Não é então de política que se necessita nesta hora; não é de debate político que estamos carenciados. Portanto, não importa se A é estabilizador, se B se quer vingar, se C será melhor Primeiro-Ministro que D, se a direita se une contra a esquerda, se há vários candidatos, se a esquerda escolhe só um, se ganha este ou aquele, ou mesmo se o governo dura um mes, seis meses ou quatro anos.
Estamos em plena ladeira e a solução já não passa pela ideia política, nem pela impossível mas igualmente ineficaz união política, se existe bloco central ou se o bloco é de esguelha.
O caminho é estreito, murado, cada vez mais inclinado e a vista começa a ter dificuldades em encontrar, a tempo, saídas.
O tempo não é de discussão política, porque ineficaz. O tempo tenderá a ser, então, de aprofundamento moral, de consolidação da ética, dos valores éticos e morais aglutinadores de uma Nação.
É da noção de responsabilidade comum a todos, que nascerá o limite de um mundo capaz de circunscrever a ambição dos homens. A questão é ética, acima de tudo.
Esta liberdade invadida pela política fez sossobrar a democracia e "matou" a liberdade. Só libertando a "liberdade" da política será possível fazer renascer a democracia, pela ética e moral. Só em democracia existe verdadeira liberdade.

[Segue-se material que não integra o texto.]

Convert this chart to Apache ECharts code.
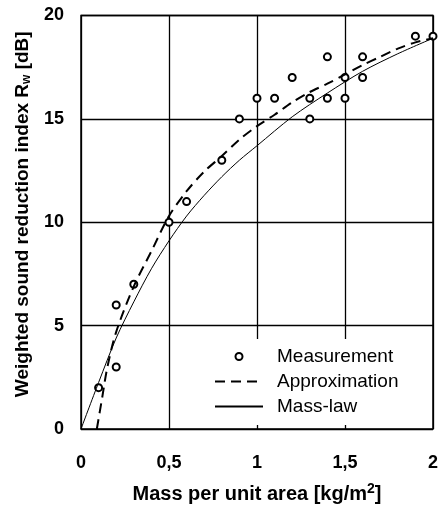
<!DOCTYPE html>
<html>
<head>
<meta charset="utf-8">
<script src="https://cdn.jsdelivr.net/npm/echarts@6/dist/echarts.min.js"></script>
<style>
  html, body { margin: 0; padding: 0; background: #fff; }
  #chart { width: 441px; height: 509px; }
</style>
</head>
<body>
<div id="chart"></div>
<script>
// measurements
const measX = [0.1, 0.2, 0.2, 0.3, 0.5, 0.6, 0.8, 0.9, 1.0, 1.1, 1.2, 1.3, 1.3, 1.4, 1.4, 1.5, 1.5, 1.6, 1.6, 1.9, 2.0]
const measY = [2, 3, 6, 7, 10, 11, 13, 15, 16, 16, 17, 15, 16, 16, 18, 16, 17, 17, 18, 19, 19]

// approximation curve (dashed)
const approxX = [0.09, 0.12, 0.15, 0.2, 0.3, 0.4, 0.5, 0.6, 0.7, 0.8, 0.9, 1.0, 1.1, 1.2, 1.3, 1.4, 1.5, 1.6, 1.7, 1.8, 1.9, 2.0]
const approxY = [0, 1.5, 3.0, 4.7, 6.9, 8.6, 10.3, 11.5, 12.45, 13.2, 14.0, 14.65, 15.2, 15.8, 16.3, 16.7, 17.15, 17.6, 18.0, 18.4, 18.7, 18.9]

// mass-law curve (solid)
const massX = [0, 0.1, 0.2, 0.3, 0.4, 0.5, 0.6, 0.7, 0.8, 0.9, 1.0, 1.2, 1.4, 1.6, 1.8, 2.0]
const massY = [0, 2.25, 4.4, 6.15, 7.75, 9.1, 10.3, 11.3, 12.2, 13.0, 13.7, 15.1, 16.25, 17.3, 18.15, 18.9]

const seriesNames = ['Measurement', 'Approximation', 'Mass-law']

const pairs = (xs, ys) => xs.map((x, i) => [x, ys[i]])

const chart = echarts.init(document.getElementById('chart'))
const font = 'Liberation Sans, Arial, sans-serif'

chart.setOption({
  animation: false,
  textStyle: { fontFamily: font },
  grid: {
    left: 81,
    right: 8,
    top: 15.5,
    bottom: 76,
    show: true,
    borderColor: '#000',
    borderWidth: 1.5
  },
  legend: {
    orient: 'vertical',
    left: 205,
    top: 339,
    padding: [8, 10, 9, 9],
    backgroundColor: '#fff',
    itemWidth: 48,
    itemHeight: 7,
    itemGap: 6,
    textStyle: {
      fontSize: 19,
      color: '#000',
      lineHeight: 19,
      padding: [0, 0, 0, 9]
    },
    data: [
      { name: seriesNames[0] },
      { name: seriesNames[1], itemStyle: { opacity: 0 } },
      { name: seriesNames[2], itemStyle: { opacity: 0 } }
    ]
  },
  xAxis: {
    type: 'value',
    min: 0,
    max: 2,
    interval: 0.5,
    name: 'Mass per unit area [kg/m{sup|2}]',
    nameLocation: 'middle',
    nameGap: 53,
    nameTextStyle: {
      fontSize: 20,
      fontWeight: 'bold',
      color: '#000',
      rich: {
        sup: { fontSize: 14, fontWeight: 'bold', verticalAlign: 'top', padding: [0, 0, 10, 0] }
      }
    },
    axisLine: { show: false },
    axisTick: { show: false },
    axisLabel: {
      margin: 25,
      fontSize: 18,
      fontWeight: 'bold',
      color: '#000',
      formatter: (v) => String(v).replace('.', ',')
    },
    splitLine: { lineStyle: { color: '#000', width: 1.3 } }
  },
  yAxis: {
    type: 'value',
    min: 0,
    max: 20,
    interval: 5,
    name: 'Weighted sound reduction index R{sub|w} [dB]',
    nameLocation: 'middle',
    nameGap: 43,
    nameTextStyle: {
      fontSize: 19,
      fontWeight: 'bold',
      color: '#000',
      padding: [0, 0, 0, 16],
      rich: {
        sub: { fontSize: 12, fontWeight: 'bold', padding: [8, 0, 0, 0] }
      }
    },
    axisLine: { show: false },
    axisTick: { show: false },
    axisLabel: {
      margin: 17,
      fontSize: 18,
      fontWeight: 'bold',
      color: '#000'
    },
    splitLine: { lineStyle: { color: '#000', width: 1.3 } }
  },
  series: [
    {
      name: seriesNames[0],
      type: 'scatter',
      symbol: 'emptyCircle',
      symbolSize: 7,
      itemStyle: { color: '#000', borderColor: '#000', borderWidth: 1.6, opacity: 1 },
      data: pairs(measX, measY)
    },
    {
      name: seriesNames[1],
      type: 'line',
      smooth: 0.3,
      showSymbol: false,
      symbol: 'none',
      lineStyle: { color: '#000', width: 2, type: [10, 6] },
      itemStyle: { color: '#000' },
      data: pairs(approxX, approxY)
    },
    {
      name: seriesNames[2],
      type: 'line',
      smooth: 0.3,
      showSymbol: false,
      symbol: 'none',
      lineStyle: { color: '#000', width: 1 },
      itemStyle: { color: '#000' },
      data: pairs(massX, massY)
    }
  ]
})
</script>
</body>
</html>
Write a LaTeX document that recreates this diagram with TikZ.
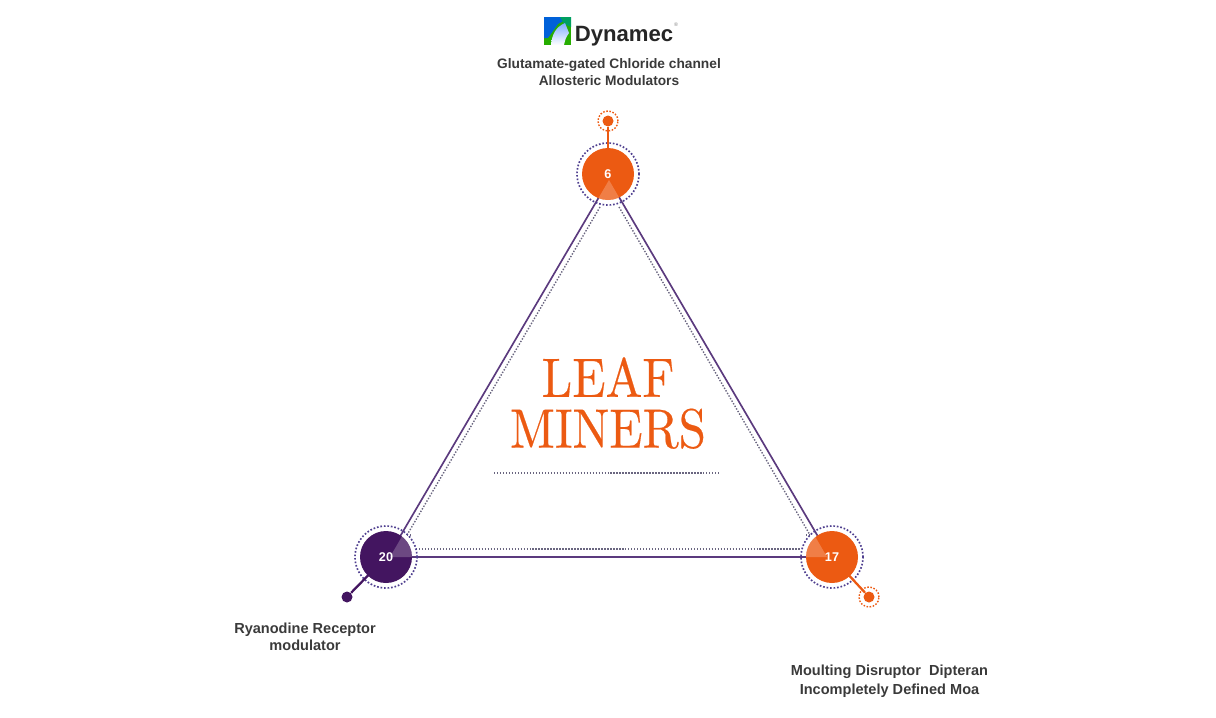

Este Estado já não é democrático há muito e deixou de ser um estado de liberdade para muitos, quase todos, há muito também. A liberdade actual é só para uns poucos, mas já não "cheira" a liberdade para todos os outros.
Exige-se consciencia onde hoje sobra oportunismo. Exige-se ética (aristotélica) onde hoje só se encontram interesses individualistas. Impõe-se uma razão onde se encontram interesses obscuros, sabedoria que substitua a inconsciencia.
É necessária independencia de espírito e enriquecimento das consciencias.
A ladeira inclina-se, todos os dias, cada vez mais, à nossa vista. O choque é iminente e não se descortinam travões capazes de nos fazer parar.
Vamos bater, violentamente, independentmente dos actores políticos, porque este mundo, o nosso, já não se faz de política, por agora.